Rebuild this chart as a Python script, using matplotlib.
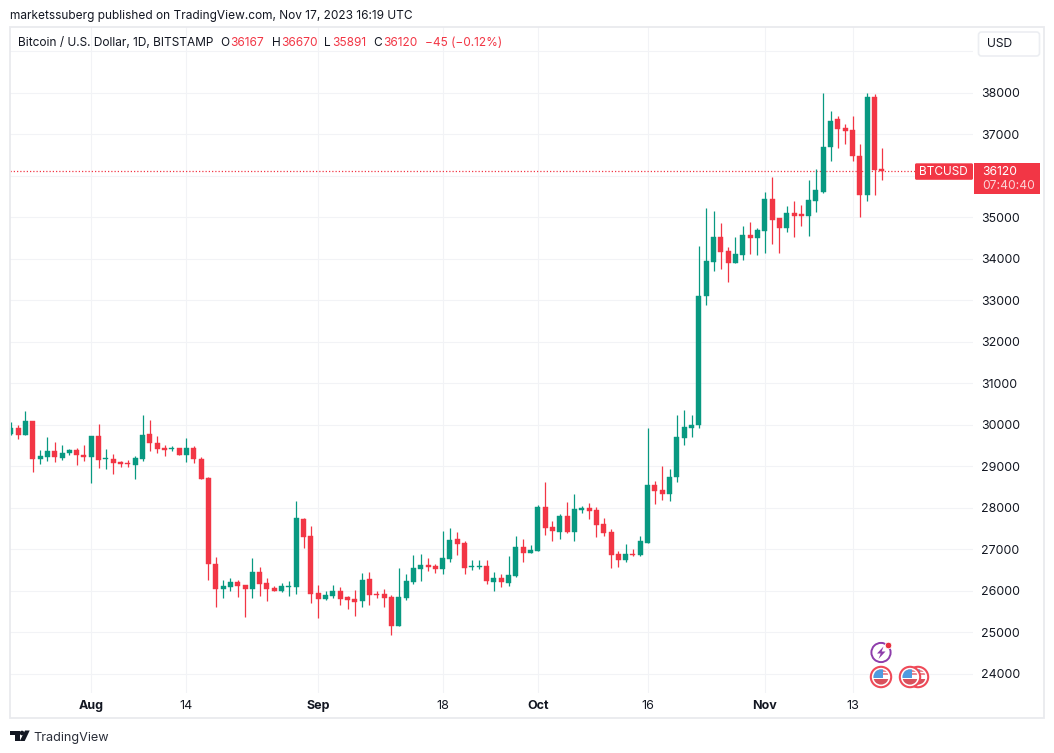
import numpy as np
import pandas as pd
import matplotlib
matplotlib.use("Agg")
import matplotlib.pyplot as plt
from matplotlib.patches import Rectangle, FancyBboxPatch, Circle, Polygon

# daily candles, 21 Jul 2023 to 17 Nov 2023
dates = pd.date_range("2023-07-21", "2023-11-17")

opens = [29783, 29904, 29759, 30096, 29165, 29213, 29350, 29189, 29310, 29374, 29277,
         29213, 29711, 29165, 29173, 29085, 29068, 29020, 29165, 29783, 29566, 29422, 29406, 29422, 29261, 29422, 29173,
         28700, 26627, 26025, 26081, 26194, 26122, 26025, 26442, 26177, 26057, 25993, 26089, 26089, 27719, 27309,
         25936, 25800, 25864, 25984, 25848, 25792, 25744, 26274, 25920, 25912, 25840, 25149, 25816, 26201, 26515,
         26611, 26587, 26515, 26755, 27237, 27141, 26563, 26563, 26587, 26201, 26298, 26177, 26345, 27055, 26912,
         26960, 28013, 27534, 27414, 27797, 27414, 27941, 27989, 27941, 27606, 27414, 26888, 26744, 26888, 26864,
         27151, 28540, 28420, 28324, 28731, 29665, 29904, 29976, 33090, 33915, 34508, 34171, 33883, 34075, 34556, 34484,
         34652, 35445, 34964, 34724, 35108, 35060, 35036, 35397, 35613, 36694, 37367, 37151, 37103, 36478, 35541, 37896, 36167]
closes = [29904, 29759, 30096, 29165, 29229, 29350, 29213, 29317, 29374, 29261, 29205,
          29711, 29141, 29181, 29068, 29044, 29044, 29181, 29759, 29550, 29406, 29382, 29422, 29261, 29422, 29165, 28675,
          26635, 26033, 26098, 26194, 26098, 26025, 26435, 26161, 26041, 25993, 26105, 26105, 27743, 27293, 25920,
          25800, 25888, 25984, 25792, 25768, 25720, 26250, 25888, 25896, 25816, 25149, 25840, 26225, 26539, 26611,
          26563, 26515, 26780, 27213, 27117, 26539, 26587, 26587, 26225, 26298, 26201, 26370, 27044, 26912, 26984,
          28013, 27510, 27438, 27797, 27414, 27965, 27989, 27917, 27582, 27390, 26864, 26744, 26888, 26864, 27199,
          28540, 28396, 28324, 28731, 29689, 29928, 30000, 33090, 33931, 34508, 34147, 33883, 34099, 34556, 34484, 34676,
          35445, 34916, 34724, 35108, 35036, 35036, 35421, 35661, 36694, 37319, 37127, 37079, 36478, 35541, 37896, 36142, 36120]
highs = [30056, 30000, 30337, 30096, 29374, 29695, 29574, 29518, 29398, 29438, 29518,
         29711, 30024, 29398, 29293, 29117, 29149, 29253, 30217, 30120, 29711, 29510, 29478, 29438, 29663, 29470, 29221,
         28739, 26812, 26265, 26290, 26242, 26138, 26788, 26555, 26298, 26097, 26177, 26217, 28153, 27759, 27550,
         26121, 25984, 26121, 26073, 25864, 26009, 26418, 26442, 25984, 26033, 25888, 26539, 26394, 26852, 26876,
         26780, 26627, 27430, 27494, 27406, 27189, 26731, 26731, 26731, 26442, 26394, 26827, 27309, 27247, 27103,
         28061, 28611, 27678, 27845, 28133, 28324, 28037, 28109, 28013, 27750, 27486, 26960, 27127, 27008, 27319,
         29904, 28635, 28995, 28923, 30239, 30359, 30239, 34291, 35205, 35156, 34844, 34267, 34508, 34772, 34868, 34740,
         35613, 35973, 34964, 35277, 35397, 35301, 35901, 36166, 38000, 37559, 37439, 37247, 37439, 36766, 37984, 37968, 36670]
lows = [29743, 29639, 29743, 28844, 29060, 29117, 29093, 29141, 29261, 29036, 29117,
        28579, 28940, 28916, 28796, 28964, 28964, 28675, 29109, 29358, 29310, 29237, 29358, 29261, 29093, 29068, 28675,
        26265, 25600, 25808, 25985, 25832, 25350, 25808, 25872, 25752, 25993, 25968, 25864, 25920, 27020, 25703,
        25342, 25776, 25824, 25647, 25559, 25382, 25599, 25647, 25816, 25599, 24925, 25141, 25776, 26161, 26233,
        26474, 26426, 26402, 26691, 26852, 26394, 26490, 26515, 26153, 25984, 26081, 26105, 26317, 26696, 26912,
        26960, 27343, 27199, 27247, 27390, 27199, 27869, 27726, 27295, 27319, 26553, 26577, 26696, 26824, 26840,
        27151, 28085, 28181, 28157, 28612, 29497, 29689, 29920, 32874, 33691, 33739, 33426, 33883, 33955, 34099, 34075,
        34123, 34340, 34139, 34628, 34508, 34772, 34532, 35132, 35589, 36358, 36670, 36766, 36358, 35012, 35397, 35541, 35891]

price_ticks = [24000, 25000, 26000, 27000, 28000, 29000, 30000, 31000, 32000, 33000, 34000,
               35000, 36000, 37000, 38000, 39000]
# these two sit behind the USD button and the last price label
hidden_ticks = [36000, 39000]
time_ticks = ["2023-08-01", "2023-08-14", "2023-09-01", "2023-09-18", "2023-10-01", "2023-10-16",
              "2023-11-01", "2023-11-13"]
time_labels = ["Aug", "14", "Sep", "18", "Oct", "16", "Nov", "13"]

GREEN = "#089981"
RED = "#f23645"
GRID = "#f2f3f6"
TEXT = "#131722"
W, H = 1054, 753

plt.rcParams["font.family"] = ["Inter", "DejaVu Sans"]

fig = plt.figure(figsize=(W / 100, H / 100), dpi=100, facecolor="white")


def px_box(left, top, right, bottom):
    return [left / W, 1 - bottom / H, (right - left) / W, (bottom - top) / H]


# price chart, placed so 1 Aug sits at px 91.3 and 38000 at py 92.5
px_per_day = 7.32
px_per_usd = 0.0415
left, right, top, bottom = 10, 973, 27, 693
ax = fig.add_axes(px_box(left, top, right, bottom))
ax.set_xlim((left - 91.3) / px_per_day, (right - 91.3) / px_per_day)
ax.set_ylim(38000 - (bottom - 92.5) / px_per_usd, 38000 - (top - 92.5) / px_per_usd)
for s in ax.spines.values():
    s.set_visible(False)

origin = pd.Timestamp("2023-08-01")
days = np.array((dates - origin).days)
o, h, l, c = map(np.array, (opens, highs, lows, closes))
colors = [GREEN if cl >= op else RED for op, cl in zip(o, c)]

ax.set_axisbelow(True)
ax.grid(True, color=GRID, lw=0.8)
ax.vlines(days, l, h, colors=colors, lw=0.9, zorder=3)
ax.bar(days, np.maximum(np.abs(c - o), 25), bottom=np.minimum(o, c), width=0.68, color=colors,
       edgecolor=colors, lw=0.3, zorder=4)
ax.axhline(closes[-1], color=RED, lw=0.9, ls=(0, (1, 1.6)), zorder=2)

ax.yaxis.tick_right()
ax.set_yticks(price_ticks)
ax.set_yticklabels(["" if p in hidden_ticks else str(p) for p in price_ticks], fontsize=8.9, color=TEXT)
ax.tick_params(axis="y", length=0, pad=6)
ax.set_xticks([(pd.Timestamp(t) - origin).days for t in time_ticks])
ax.set_xticklabels(time_labels, fontsize=9, color=TEXT)
for lab, txt in zip(ax.get_xticklabels(), time_labels):
    if txt.isalpha():
        lab.set_fontweight("bold")
ax.tick_params(axis="x", length=0, pad=5)

# overlay in pixel coordinates for the frame, header and widgets
ov = fig.add_axes([0, 0, 1, 1], zorder=5)
ov.set_xlim(0, W)
ov.set_ylim(H, 0)
ov.axis("off")
ov.patch.set_alpha(0)

ov.add_patch(Rectangle((10, 27), 1034, 691, fill=False, ec="#e9eaee", lw=1.3))
ov.text(10, 15.5, "marketssuberg published on TradingView.com, Nov 17, 2023 16:19 UTC",
        fontsize=8.55, color=TEXT, va="center")

# OHLC legend
ov.text(18, 43, "Bitcoin / U.S. Dollar, 1D, BITSTAMP", fontsize=8.55, color=TEXT, va="center")
legend_parts = [(220, "O", TEXT), (230, str(opens[-1]), RED), (272, "H", TEXT), (281, str(highs[-1]), RED),
                (324, "L", TEXT), (332, str(lows[-1]), RED), (373, "C", TEXT), (383, str(closes[-1]), RED),
                (425, "\u221245 (\u22120.12%)", RED)]
for x, txt, col in legend_parts:
    ov.text(x, 43, txt, fontsize=8.55, color=col, va="center")

# currency button
ov.add_patch(FancyBboxPatch((978.5, 32), 61, 24, boxstyle="round,pad=0,rounding_size=3", fc="white", ec="#eceef2", lw=1.2))
ov.text(987, 43.5, "USD", fontsize=8.7, color=TEXT, va="center")

# last price labels
ov.add_patch(FancyBboxPatch((915, 163.3), 58, 16.5, boxstyle="round,pad=0,rounding_size=1.5", fc=RED, ec="none"))
ov.add_patch(Rectangle((974, 163.3), 66, 30.4, fc=RED, ec="none"))
ov.text(919, 172, "BTCUSD", fontsize=8.5, color="white", va="center")
ov.text(982, 171.5, str(closes[-1]), fontsize=8.7, color="white", va="center")
ov.text(982, 185.5, "07:40:40", fontsize=8.7, color="#fcd3d7", va="center")


def flag(x, y):
    ring = Circle((x, y), 10.2, fc="white", ec="#ef4a58", lw=1.5)
    ov.add_patch(ring)
    disc = Circle((x, y), 7.6, fc="white", ec="none")
    ov.add_patch(disc)
    for rect in [Rectangle((x - 8, y - 8), 16, 2.6, fc="#e98a92", ec="none"),
                 Rectangle((x, y - 4.4), 8, 2.2, fc="#e98a92", ec="none"),
                 Rectangle((x - 8, y + 2.2), 16, 6, fc="#d9505c", ec="none"),
                 Rectangle((x - 8, y - 8), 10, 8.5, fc="#4f9be0", ec="none")]:
        ov.add_patch(rect)
        rect.set_clip_path(disc)


# event markers
ov.add_patch(Circle((881, 652.5), 9.6, fc="white", ec="#8e3dab", lw=1.4))
ov.add_patch(Polygon([(883.5, 646.5), (877, 653.5), (880.7, 653.5), (878.5, 659), (885.5, 651.5), (881.7, 651.5)],
                     fc="#8e3dab", ec="none"))
ov.add_patch(Circle((888.5, 645.5), 3.3, fc="#e8323f", ec="white", lw=0.6))
flag(918, 677)
flag(910, 677)
flag(881, 677)

# TradingView logo
logo = "#131722"
ov.add_patch(Polygon([(10, 730.5), (19.5, 730.5), (19.5, 741), (14.5, 741), (14.5, 735), (10, 735)], fc=logo, ec="none"))
ov.add_patch(Circle((22, 733), 2.3, fc=logo, ec="none"))
ov.add_patch(Polygon([(25, 730.5), (29.7, 730.5), (24.7, 741), (19.8, 741)], fc=logo, ec="none"))
ov.text(33, 737.5, "TradingView", fontsize=9.1, color="#2a2e39", va="center")

fig.savefig("out.png", dpi=100)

◆ Exercise details ◆
In the listing above, how many lines hold the word "matplotlib"? Give the number and nothing more.

◆ Completed exercise ◆
5